» **Written task**
Print the listing in its entirety and exactly, leaving out images.

» **Data extract**
┏━━
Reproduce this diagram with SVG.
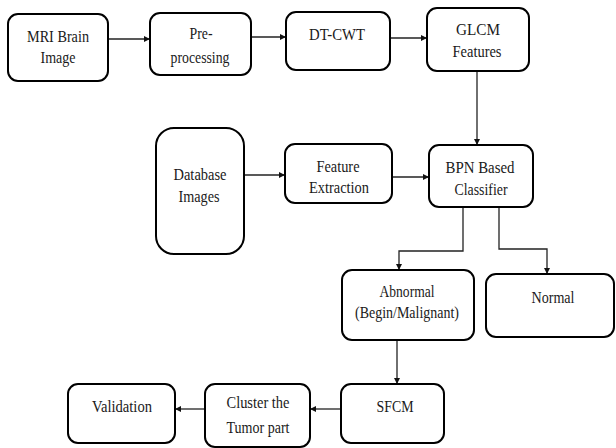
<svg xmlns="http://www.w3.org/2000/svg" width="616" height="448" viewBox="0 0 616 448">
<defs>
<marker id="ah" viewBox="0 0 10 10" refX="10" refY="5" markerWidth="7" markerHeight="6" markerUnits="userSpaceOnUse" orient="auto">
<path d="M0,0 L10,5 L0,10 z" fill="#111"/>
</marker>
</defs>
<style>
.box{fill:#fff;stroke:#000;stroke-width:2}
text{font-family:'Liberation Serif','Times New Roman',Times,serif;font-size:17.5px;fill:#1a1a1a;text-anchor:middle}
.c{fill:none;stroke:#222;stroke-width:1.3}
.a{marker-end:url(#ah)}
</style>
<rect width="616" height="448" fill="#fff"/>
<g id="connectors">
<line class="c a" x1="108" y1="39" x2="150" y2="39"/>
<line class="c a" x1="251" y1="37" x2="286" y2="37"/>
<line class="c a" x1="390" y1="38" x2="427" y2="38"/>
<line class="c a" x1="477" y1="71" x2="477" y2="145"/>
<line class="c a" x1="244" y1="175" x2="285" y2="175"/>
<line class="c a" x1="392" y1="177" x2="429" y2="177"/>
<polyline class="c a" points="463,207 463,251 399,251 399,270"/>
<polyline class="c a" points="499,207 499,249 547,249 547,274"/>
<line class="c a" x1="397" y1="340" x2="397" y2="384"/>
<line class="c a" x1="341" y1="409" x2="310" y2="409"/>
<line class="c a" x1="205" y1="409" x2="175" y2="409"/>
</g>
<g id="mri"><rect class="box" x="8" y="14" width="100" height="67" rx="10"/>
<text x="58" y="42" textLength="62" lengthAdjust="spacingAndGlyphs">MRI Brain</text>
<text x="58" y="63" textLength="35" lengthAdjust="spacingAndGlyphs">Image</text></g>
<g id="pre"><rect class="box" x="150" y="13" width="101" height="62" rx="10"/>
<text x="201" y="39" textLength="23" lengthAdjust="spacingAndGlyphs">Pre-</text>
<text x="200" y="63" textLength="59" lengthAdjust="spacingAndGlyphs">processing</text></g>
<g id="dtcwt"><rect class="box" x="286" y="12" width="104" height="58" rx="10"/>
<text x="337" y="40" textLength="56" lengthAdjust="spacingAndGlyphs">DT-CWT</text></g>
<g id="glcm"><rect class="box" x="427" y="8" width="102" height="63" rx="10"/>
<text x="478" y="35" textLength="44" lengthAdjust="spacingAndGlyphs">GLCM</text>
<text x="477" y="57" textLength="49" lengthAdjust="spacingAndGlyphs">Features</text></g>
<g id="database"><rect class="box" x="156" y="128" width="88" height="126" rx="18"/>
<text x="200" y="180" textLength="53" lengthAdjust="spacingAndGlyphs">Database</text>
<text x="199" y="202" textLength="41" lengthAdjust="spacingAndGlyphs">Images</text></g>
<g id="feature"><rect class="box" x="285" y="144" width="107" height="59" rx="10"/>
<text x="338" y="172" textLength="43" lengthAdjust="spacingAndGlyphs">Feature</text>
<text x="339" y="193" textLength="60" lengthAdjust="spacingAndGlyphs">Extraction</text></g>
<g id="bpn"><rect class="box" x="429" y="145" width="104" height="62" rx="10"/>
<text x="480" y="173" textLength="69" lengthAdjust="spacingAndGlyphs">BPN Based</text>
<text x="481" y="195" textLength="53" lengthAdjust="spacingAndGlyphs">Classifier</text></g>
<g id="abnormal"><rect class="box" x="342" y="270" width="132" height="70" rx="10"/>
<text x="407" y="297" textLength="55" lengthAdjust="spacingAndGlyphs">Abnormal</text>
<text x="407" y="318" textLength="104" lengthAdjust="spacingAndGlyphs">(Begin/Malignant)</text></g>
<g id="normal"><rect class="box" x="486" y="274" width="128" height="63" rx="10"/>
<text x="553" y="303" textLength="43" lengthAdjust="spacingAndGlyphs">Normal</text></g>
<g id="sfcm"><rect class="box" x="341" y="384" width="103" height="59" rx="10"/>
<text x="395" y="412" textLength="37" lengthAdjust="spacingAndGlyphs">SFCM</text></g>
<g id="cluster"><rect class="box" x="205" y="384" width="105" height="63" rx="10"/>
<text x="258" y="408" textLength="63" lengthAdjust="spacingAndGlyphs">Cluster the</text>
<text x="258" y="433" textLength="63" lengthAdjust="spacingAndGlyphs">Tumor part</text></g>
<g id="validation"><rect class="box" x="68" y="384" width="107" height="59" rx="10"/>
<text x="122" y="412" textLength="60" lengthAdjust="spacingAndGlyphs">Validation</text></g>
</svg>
┗━━
» **Completed task**
Reproduce this diagram with SVG.
<svg xmlns="http://www.w3.org/2000/svg" width="616" height="448" viewBox="0 0 616 448">
<defs>
<marker id="ah" viewBox="0 0 10 10" refX="10" refY="5" markerWidth="7" markerHeight="6" markerUnits="userSpaceOnUse" orient="auto">
<path d="M0,0 L10,5 L0,10 z" fill="#111"/>
</marker>
</defs>
<style>
.box{fill:#fff;stroke:#000;stroke-width:2}
text{font-family:'Liberation Serif','Times New Roman',Times,serif;font-size:17.5px;fill:#1a1a1a;text-anchor:middle}
.c{fill:none;stroke:#222;stroke-width:1.3}
.a{marker-end:url(#ah)}
</style>
<rect width="616" height="448" fill="#fff"/>
<g id="connectors">
<line class="c a" x1="108" y1="39" x2="150" y2="39"/>
<line class="c a" x1="251" y1="37" x2="286" y2="37"/>
<line class="c a" x1="390" y1="38" x2="427" y2="38"/>
<line class="c a" x1="477" y1="71" x2="477" y2="145"/>
<line class="c a" x1="244" y1="175" x2="285" y2="175"/>
<line class="c a" x1="392" y1="177" x2="429" y2="177"/>
<polyline class="c a" points="463,207 463,251 399,251 399,270"/>
<polyline class="c a" points="499,207 499,249 547,249 547,274"/>
<line class="c a" x1="397" y1="340" x2="397" y2="384"/>
<line class="c a" x1="341" y1="409" x2="310" y2="409"/>
<line class="c a" x1="205" y1="409" x2="175" y2="409"/>
</g>
<g id="mri"><rect class="box" x="8" y="14" width="100" height="67" rx="10"/>
<text x="58" y="42" textLength="62" lengthAdjust="spacingAndGlyphs">MRI Brain</text>
<text x="58" y="63" textLength="35" lengthAdjust="spacingAndGlyphs">Image</text></g>
<g id="pre"><rect class="box" x="150" y="13" width="101" height="62" rx="10"/>
<text x="201" y="39" textLength="23" lengthAdjust="spacingAndGlyphs">Pre-</text>
<text x="200" y="63" textLength="59" lengthAdjust="spacingAndGlyphs">processing</text></g>
<g id="dtcwt"><rect class="box" x="286" y="12" width="104" height="58" rx="10"/>
<text x="337" y="40" textLength="56" lengthAdjust="spacingAndGlyphs">DT-CWT</text></g>
<g id="glcm"><rect class="box" x="427" y="8" width="102" height="63" rx="10"/>
<text x="478" y="35" textLength="44" lengthAdjust="spacingAndGlyphs">GLCM</text>
<text x="477" y="57" textLength="49" lengthAdjust="spacingAndGlyphs">Features</text></g>
<g id="database"><rect class="box" x="156" y="128" width="88" height="126" rx="18"/>
<text x="200" y="180" textLength="53" lengthAdjust="spacingAndGlyphs">Database</text>
<text x="199" y="202" textLength="41" lengthAdjust="spacingAndGlyphs">Images</text></g>
<g id="feature"><rect class="box" x="285" y="144" width="107" height="59" rx="10"/>
<text x="338" y="172" textLength="43" lengthAdjust="spacingAndGlyphs">Feature</text>
<text x="339" y="193" textLength="60" lengthAdjust="spacingAndGlyphs">Extraction</text></g>
<g id="bpn"><rect class="box" x="429" y="145" width="104" height="62" rx="10"/>
<text x="480" y="173" textLength="69" lengthAdjust="spacingAndGlyphs">BPN Based</text>
<text x="481" y="195" textLength="53" lengthAdjust="spacingAndGlyphs">Classifier</text></g>
<g id="abnormal"><rect class="box" x="342" y="270" width="132" height="70" rx="10"/>
<text x="407" y="297" textLength="55" lengthAdjust="spacingAndGlyphs">Abnormal</text>
<text x="407" y="318" textLength="104" lengthAdjust="spacingAndGlyphs">(Begin/Malignant)</text></g>
<g id="normal"><rect class="box" x="486" y="274" width="128" height="63" rx="10"/>
<text x="553" y="303" textLength="43" lengthAdjust="spacingAndGlyphs">Normal</text></g>
<g id="sfcm"><rect class="box" x="341" y="384" width="103" height="59" rx="10"/>
<text x="395" y="412" textLength="37" lengthAdjust="spacingAndGlyphs">SFCM</text></g>
<g id="cluster"><rect class="box" x="205" y="384" width="105" height="63" rx="10"/>
<text x="258" y="408" textLength="63" lengthAdjust="spacingAndGlyphs">Cluster the</text>
<text x="258" y="433" textLength="63" lengthAdjust="spacingAndGlyphs">Tumor part</text></g>
<g id="validation"><rect class="box" x="68" y="384" width="107" height="59" rx="10"/>
<text x="122" y="412" textLength="60" lengthAdjust="spacingAndGlyphs">Validation</text></g>
</svg>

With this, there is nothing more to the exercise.